DOGE’s utility can be easily understood and simply articulated, and it brings happiness and fun to its community. Regardless of investment strategy, those aforementioned three factors are not to be overlooked or underestimated. Project longevity
Project longevity is key. Projects don’t need to be sustainable at first but, to survive for the long haul, sustainability is critical. When exploring a project, it is worth evaluating the plan for sustainability, or a revenue mechanism that could be leveraged at some point (e.g., Uniswap).
It is equally important to be aware of which projects demonstrate plans for sustainable revenue models or value capture. All (or most) projects aren’t sustainable early on, which is to be expected. At the time of writing, Uniswap is averaging over $3.5 million in fees per day, with none of this value accruing to token holders. This will (hopefully) change at some point, and if not, Uniswap governance token holders will be forced to reconsider their investment thesis. MakerDAO is one of the most profitable and sustainable projects in the entire space, raking in over $63 million in profits in the first half of 2021. While it’s difficult to find this degree of profitability elsewhere, it is certainly worth considering when evaluating investment opportunities. Assessing project longevity
When evaluating a project’s long-term potential, it’s critical to ask the question: Does this project really warrant a blockchain solution?
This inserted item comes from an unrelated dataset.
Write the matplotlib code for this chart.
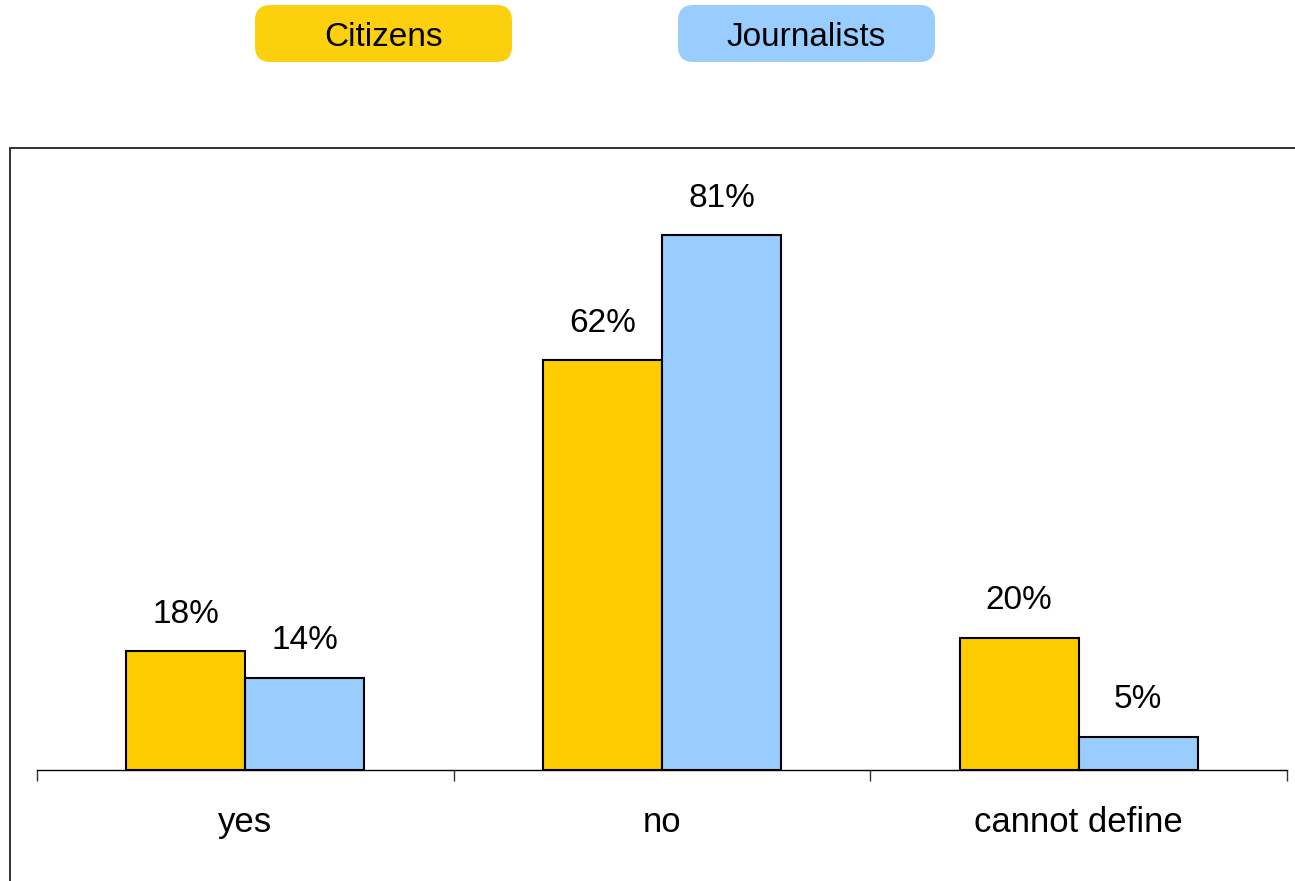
import matplotlib
matplotlib.use('Agg')
import matplotlib.pyplot as plt
import matplotlib.patches as patches
import numpy as np

plt.rcParams['font.family'] = ['Liberation Sans', 'DejaVu Sans']

categories = ['yes', 'no', 'cannot define']
series_names = ['Citizens', 'Journalists']
citizens = [18, 62, 20]
journalists = [14, 81, 5]
colors = ['#FFCC00', '#99CCFF']
legend_colors = ['#FDD00E', '#99CCFF']

W, H = 1295, 881
fig = plt.figure(figsize=(W / 100, H / 100), dpi=100)

# outer frame (right and bottom run off the picture)
frame = patches.Rectangle((10 / W, -0.05), 1.1, (H - 148) / H + 0.05,
                          transform=fig.transFigure, fill=False,
                          edgecolor='#222222', linewidth=1.3, clip_on=False)
fig.patches.append(frame)

ax = fig.add_axes([37 / W, (H - 770) / H, 1250 / W, (770 - 148) / H])
x = np.arange(len(categories))
bw = 0.286
b1 = ax.bar(x - bw / 2, citizens, bw, color=colors[0], edgecolor='black', linewidth=1.5)
b2 = ax.bar(x + bw / 2, journalists, bw, color=colors[1], edgecolor='black', linewidth=1.5)

for bars, vals in [(b1, citizens), (b2, journalists)]:
    for b, v in zip(bars, vals):
        ax.text(b.get_x() + b.get_width() / 2, v + 5.6, f'{v}%',
                ha='center', va='center', fontsize=24)

ax.set_xlim(-0.5, len(categories) - 0.5)
ax.set_ylim(0, 622 / 6.605)
for s in ['top', 'right', 'left']:
    ax.spines[s].set_visible(False)
ax.spines['bottom'].set_linewidth(1)
ax.set_yticks([])
ax.set_xticks(x)
ax.set_xticklabels(categories, fontsize=25)
ax.tick_params(axis='x', which='major', length=0, pad=26)
ax.set_xticks(np.arange(len(categories) + 1) - 0.5, minor=True)
ax.tick_params(axis='x', which='minor', length=8, width=1, color='#333333')
ax.patch.set_alpha(0)

# legend boxes at the top
boxes = [(255, 512), (678, 935)]
for (x0, x1), name, c in zip(boxes, series_names, legend_colors):
    p = patches.FancyBboxPatch((x0 / W, (H - 62) / H), (x1 - x0) / W, 57 / H,
                               boxstyle='round,pad=0,rounding_size=0.012',
                               transform=fig.transFigure, facecolor=c,
                               edgecolor='none', mutation_aspect=W / H)
    fig.patches.append(p)
    fig.text((x0 + x1) / 2 / W, (H - 38) / H, name, ha='center', va='center',
             fontsize=24)

fig.savefig('out.png', dpi=100, facecolor='white')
Similarly, can this open-source project be forked easily? Could you have a more efficient marketplace for whatever the project is solving without a token? Blockchain is a consensus mechanism, but it’s also a database. And, contrary to popular belief, it’s one of the most inefficient databases that we use at scale. To justify leveraging this massively inefficient solution, you better be solving a problem that is really painful. Financial problems, for example, merit this type of inefficient consensus mechanism because of significant problems like double-spends, lost transactions or the government printing fiat currency into perpetuity.
In all reality, there are relatively few use cases outside of finance for which blockchain technology is truly required. So, once a pain point is identified that is so egregious that it merits a blockchain solution, make sure that there is a coordination problem embedded within so that the consensus mechanism has a value-add impact. This is all to say that volatility in the crypto markets is here to stay, and objectively evaluating projects amid such volatility is no easy feat. Despite these challenges, understanding the utility, necessity and long-term viability of projects can help inform more effective investments to confidently hold in the long term.